Public purse 'may struggle' to fund care needs
The rising number of older citizens with social care needs, combined with increased demand for health care in general, could lead to a funding gap even if public spending increases in line with national income between 2015 and 2022, according to research published by the Nuffield Trust.
In light of the report into health and social care funding, the Association of Directors of Adult Social Services (ADASS) president Sarah Pickup has warned about the discrepancies which exist between the Dilnot proposals and the need to sustainably fund adult social care, and the financial pressures facing the NHS.
She said that the study raises "some stark questions and choices about the funding of different services and options for the NHS of the future".
According to Ms Pickup, questions should now be answered concerning the actual role of the NHS, along with how the health service should be funded in future years.
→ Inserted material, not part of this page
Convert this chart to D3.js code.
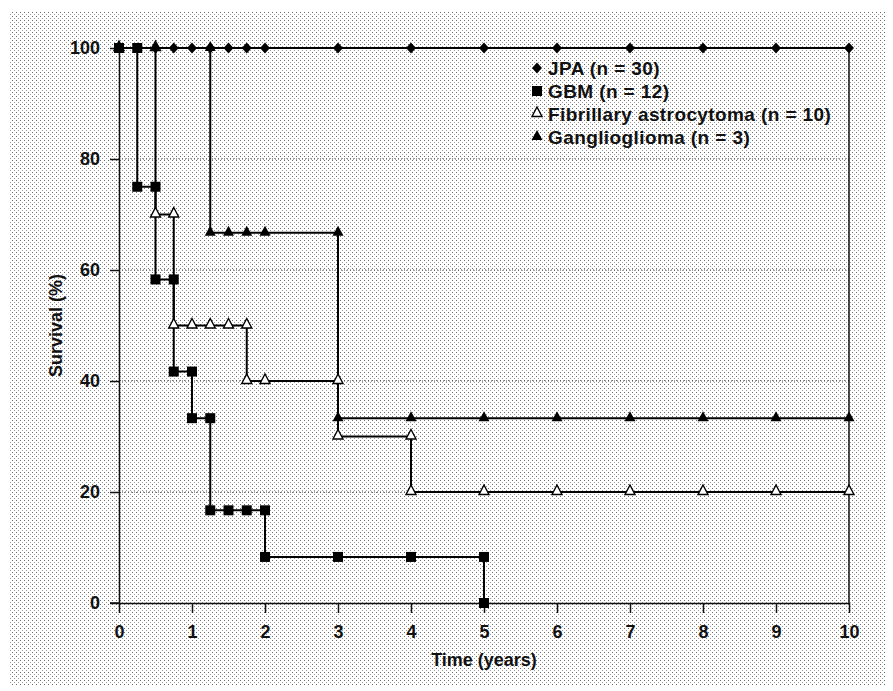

Among the issues considered in the Nuffield Trust-funded report are whether certain NHS services should continue to be made freely available to the public.
Because of cost pressures on the NHS, which the IFS says is set to endure its tightest budgets for 50 years in the four-year period leading up to 2015, the report's authors indicate that levels of taxation might also need to reassessed so that the organisation can continue to offer certain services.
Commenting on the report, Nuffield Trust chief economist Anita Charlesworth said: "Asking the NHS to take a more equal share of the pain across the public services amounts to an unprecedented productivity challenge.
"If the Government can increase taxation or borrowing, cut the welfare bill further or generate greater efficiencies in other parts of the public sector then the NHS might be in line for a real-terms increase, albeit at a rate that does not keep pace with demographic pressures.
"However, if any of those options are judged to be too difficult politically or too damaging to vulnerable groups and other key public services, health spending will have to fall in real terms."